The quinoa recipe has the wonderful flavors of onions, shallots and garlic underlying it. Michele used chopped dried persimmons (so exotic) mixed into it, which gave it a mild, elegant sweetness. When I made this at home, I switched it up to a more savory version to please my family’s tastebuds, opting for chopped sun-dried tomatoes and pine nuts instead and, always, a winner in my house. I was looking for a real pop to sit atop my creation and decided to learn how to make caramelized onions, something I always love eating but didn’t know how to make. This dish got wow’s at both the dinner party and at my house!

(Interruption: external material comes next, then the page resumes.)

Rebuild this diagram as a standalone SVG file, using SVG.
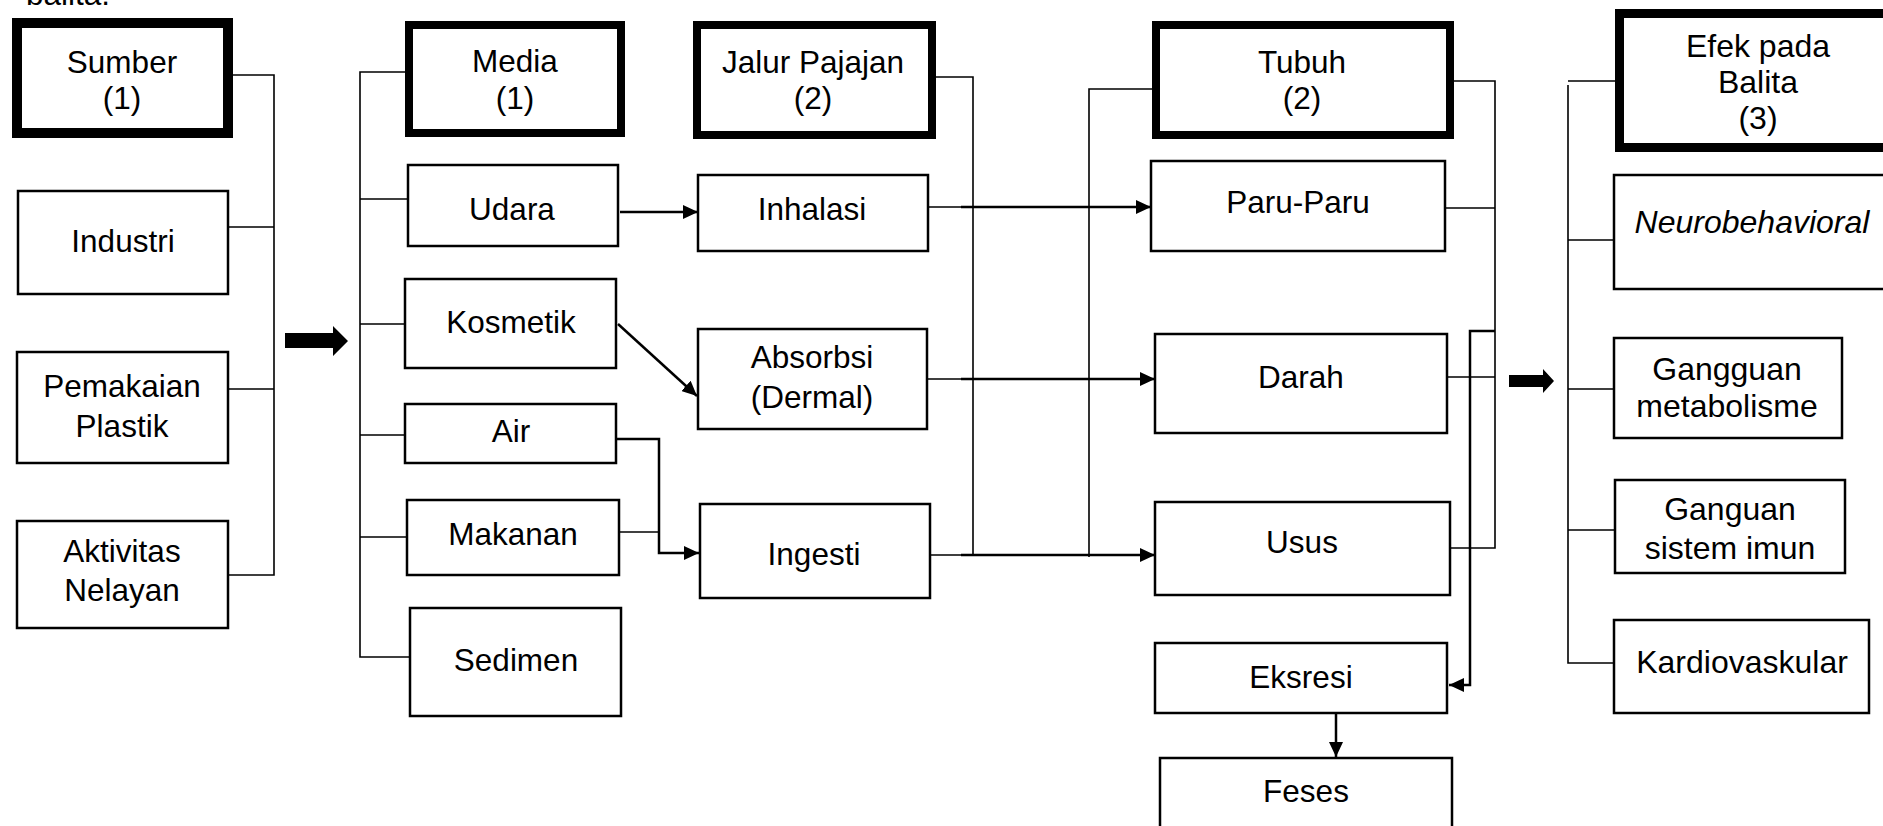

Bottom line—easy, elegant, impressive, delicious, plant-based (not that anyone will notice the last one!) These two recipes are so great because they have so many optional, moving parts! Instead of asparagus in the soup, opt for zucchini or broccoli! Instead of topping the cauliflower steaks with quinoa, try using a different grain like farro or coucous, go gluten-free with kasha or rice, or go all veggie with a melange of different mushrooms chopped and sautéed with onions and shallots. I can even envision a cold chopped beet and arugula salad atop the cauliflower. The possibilities are endless!
Chilled Asparagus Soup
- 2 Tbs olive oil
- 1 onion, thinly sliced
- 5 shallots, thinly sliced
- 1 leek (white part) halved lengthwise and thinly sliced
- 3 garlic cloves, thinly slices or minced garlic
- 5 sprigs (branches) of thyme
- juice of half lemon
- 6 cups vegetable broth
- 2 pounds asparagus, chopped into 1 inch pieces, with tough bottoms discarded
- kosher salt
- 3 cups baby spinach leaves, packed
- large handful of flat-leaf parsley leaves
- 10 basil leaves
- In a large pot, heat the olive oil over medium heat. Add the onions, shallots, leek and garlic and cook, stirring occasionally until the onion is softened, about 6 minutes.

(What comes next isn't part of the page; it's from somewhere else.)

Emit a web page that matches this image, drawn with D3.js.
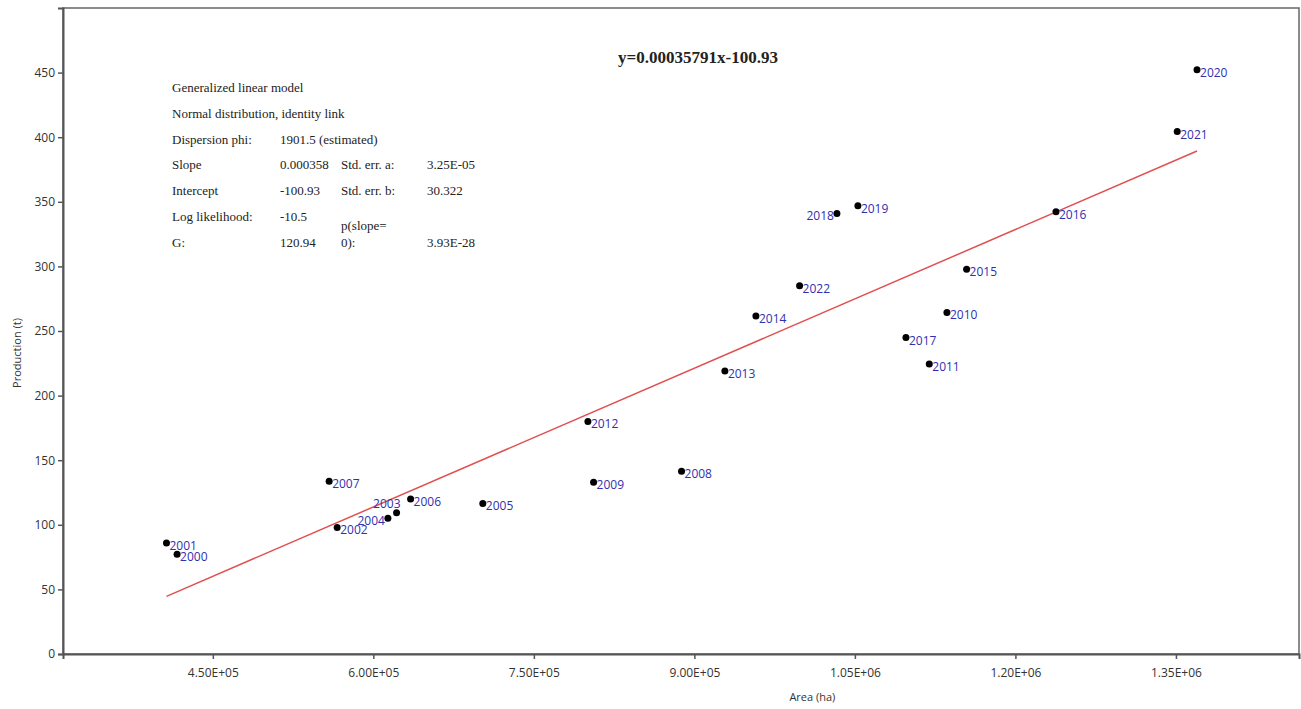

- Add the thyme and lemon juice and cook, stirring for 1 minute.
- Add the vegetable broth and bring to a simmer.
- Raise the heat to high and add asparagus, season with salt and bring to a boil, cooking for about 3-5 minutes until the asparagus is tender.
- Add the spinach, parsley and basil. As soon as the greens are wilted (about 1 minute) pour the mixture into a large bowl and place in freezer to cool. Occasionally stir to help cool it quicker.
- After about 30 minutes the mixture should be quite a bit cooler. Discard the sprigs of thyme. Either blend in batches in a blender or transfer back to the pot to blend with a hand-blender. The mixture should be smooth. If you want it even smoother, you can pass the liquid through a fine-mesh strainer
- Season with salt, cover and refrigerate.
Chilled Soup Garnish
- 6 baby golden beets (greens removed)
- 12 cherry or grape tomatoes, halved
- 1/2 cup seeded and finely diced cucumber
- Fresh lemon juice
- salt and pepper
- extra-virgin olive oil
- Boil the baby beets in salted water (about 10 – 15 Minutes). Remove from heat and run under cold water, removing the peel. Dice into small chunks.
- Place beets in a small bowl with the tomatoes and cucumbers. Season with lemon juice, olive oil, salt, pepper.
- Ladle the cold soup into bowls or large goblets. Top with the garnish.
Cauliflower Steaks Topped with Savory Quinoa and Caramelized Onions
- 3 Tbs olive oil
- 1/4 red onion, minced
- 1 shallot, minced
- 1 garlic clove, minced
- 1/2 cup quinoa, (red is nice)
- 2 cups vegetable broth
- 1 sprig thyme
- salt and pepper
- 2 heads cauliflower
- 1/2 cup diced sun-dried tomatoes
- 1 Tbs pine nuts
- 1 Tbs finely chopped chives
- Preheat the oven to 400 degrees F.
- In a small saucepan, heat a tablespoon of olive oil over medium-low heat. Add the onion, shallot and garlic and cook, stirring often until onion is softened , about 5 minutes
- Add the quinoa and toast, stirring constantly for about a minute
- Increase the heat to high, add 1 cup of vegetable broth and the thyme and season with salt and pepper. Bring to a simmer.
- Cook covered until almost all the liquid has been absorbed, about 15 minutes. Remove from heat and let stand for 5 minutes. Discard the thyme sprig.
- Trim the stem of the cauliflower so that the dead sits flat on the cutting board. Cut down through the center of the head, making 4 thick slices. If most of the slices have the stem attached and leave it that way. I was able to get 2 good slices from 1 head of cauliflower and the rest fell into florets that I saved for another time. So I used 2 head of cauliflower to get my 4 thick slices.
- Heat 2 tablespoons of olive oil over medium high heat in the a large skillet. Brown the cauliflower slices on both sides, about 3 minutes per side. Transfer to a baking pan.
- Season the cauliflower with salt and pepper and place in oven. Roast until tender about 15 minutes.
- Meanwhile add the chopped sun-dried tomatoes and pine nuts to the quinoa and gently heat through, stirring.
- Lay the cauliflower slices on plates and spoon the quinoa on top. Top with caramelized onions and the chopped chives.
- 3 medium onions
- 6 Tbs olive oil
- salt and pepper
- brown sugar
- Slice the onion into half rings. Thin rings will cook faster, thick rings will be more robust and rustic.
- In a large skillet, add the olive oil and heat to medium high.
- Add the onions to the hot oil and stir until they are coated.
- Add a pinch salt, a pinch of pepper and pinch of sugar.
- Reduce to medium low. Stir the onions, as their color becomes darker
- If the onions are becoming dry and are sticking to the bottom of the pan too much, add a small amount of water, vegetable broth, wine or balsamic vinegar and stir vigorously to deglaze.
- Continue to cook and deglaze until the onions have reached the color and texture you desire. This could take 30-45 minutes to reach the rich brown flavorful color.
The soup and cauliflower recipes were originally inspired by The Gramercy Tavern Cookbook with various changes made along the way.